WHAT TO PRODUCE
Which lines include the word "matplotlib"? Copy each of them.

COLLECTED DATA
======

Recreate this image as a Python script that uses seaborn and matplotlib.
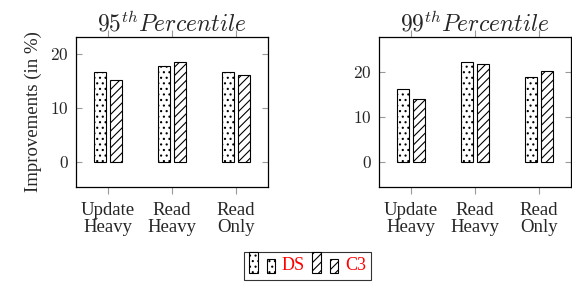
import numpy as np
import pandas as pd
import matplotlib
matplotlib.use("Agg")
import matplotlib.pyplot as plt
from matplotlib.patches import Rectangle
from matplotlib.legend_handler import HandlerBase
import seaborn as sns

# data
workloads = ["Update\nHeavy", "Read\nHeavy", "Read\nOnly"]
systems = ["DS", "C3"]
p95_ds = [16.7, 17.7, 16.6]
p95_c3 = [15.2, 18.5, 16.0]
p99_ds = [16.2, 22.3, 18.9]
p99_c3 = [14.0, 21.9, 20.2]
titles = [r"$95^{th}Percentile$", r"$99^{th}Percentile$"]
hatches = {"DS": "...", "C3": "////"}

sns.set_theme(style="white")
plt.rcParams["font.family"] = ["Liberation Serif", "DejaVu Serif"]
plt.rcParams["mathtext.fontset"] = "cm"
plt.rcParams["hatch.linewidth"] = 0.8


class TwoBarHandler(HandlerBase):
    """pgfplots-style ybar legend image: two small bars"""
    def create_artists(self, legend, orig_handle, xdescent, ydescent,
                       width, height, fontsize, trans):
        h = orig_handle.get_hatch()
        w = width * 0.3
        r1 = Rectangle((-xdescent, -ydescent - 2), w, height + 6, facecolor="white",
                       edgecolor="black", hatch=h, lw=0.8, transform=trans)
        r2 = Rectangle((-xdescent + width * 0.6, -ydescent - 2), w, height + 1,
                       facecolor="white", edgecolor="black", hatch=h, lw=0.8,
                       transform=trans)
        return [r1, r2]


def make_df(ds, c3):
    return pd.DataFrame({
        "workload": workloads * 2,
        "system": ["DS"] * 3 + ["C3"] * 3,
        "value": ds + c3,
    })


fig = plt.figure(figsize=(5.72, 2.88), dpi=100)
ax1 = fig.add_axes([76 / 572, 1 - 187 / 288, 192 / 572, 150 / 288])
ax2 = fig.add_axes([379 / 572, 1 - 187 / 288, 192 / 572, 150 / 288])

panels = [(ax1, make_df(p95_ds, p95_c3), (-4.6, 23.1)),
          (ax2, make_df(p99_ds, p99_c3), (-5.5, 27.8))]

for i, (ax, df, ylim) in enumerate(panels):
    sns.barplot(data=df, x="workload", y="value", hue="system",
                order=workloads, hue_order=systems, ax=ax,
                width=0.52, gap=0.27, palette=["white", "white"],
                edgecolor="black", linewidth=0.8, legend=False)
    for cont, s in zip(ax.containers, systems):
        for bar in cont:
            bar.set_hatch(hatches[s])
            bar.set_facecolor("white")
    ax.set_xlim(-0.5, 2.5)
    ax.set_ylim(*ylim)
    ax.set_yticks([0, 10, 20])
    ax.set_yticklabels([r"$%d$" % v for v in [0, 10, 20]], fontsize=12.5)
    ax.set_xticks(range(3))
    ax.set_xticklabels(workloads, fontsize=13.5, linespacing=1.0)
    ax.set_xlabel("")
    ax.set_ylabel("")
    ax.tick_params(axis="x", direction="out", top=True, bottom=True,
                   length=5, color="#999999", width=0.8, pad=6)
    ax.tick_params(axis="y", direction="in", left=True, right=True,
                   length=4, color="#999999", width=0.8, pad=5)
    for sp in ax.spines.values():
        sp.set_color("black")
        sp.set_linewidth(0.9)
    ax.set_title(titles[i], fontsize=17, pad=4)

ax1.set_ylabel("Improvements (in %)", fontsize=13.5, labelpad=6)

handles = [Rectangle((0, 0), 1, 1, facecolor="white", edgecolor="black",
                     hatch=hatches[s]) for s in systems]
leg = fig.legend(handles, systems, loc="upper left",
                 bbox_to_anchor=(244 / 572, 1 - 252 / 288), ncol=2,
                 handler_map={Rectangle: TwoBarHandler()},
                 fontsize=13, frameon=True, fancybox=False,
                 edgecolor="black", handlelength=1.6, handletextpad=0.2,
                 columnspacing=0.4, borderpad=0.3, borderaxespad=0)
leg.get_frame().set_linewidth(0.8)
for t in leg.get_texts():
    t.set_color("red")

fig.savefig("out.png", dpi=100)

======

RESPONSE TO THIS TASK
Recreate this image as a Python script that uses seaborn and matplotlib.
import matplotlib
matplotlib.use("Agg")
import matplotlib.pyplot as plt
from matplotlib.patches import Rectangle
from matplotlib.legend_handler import HandlerBase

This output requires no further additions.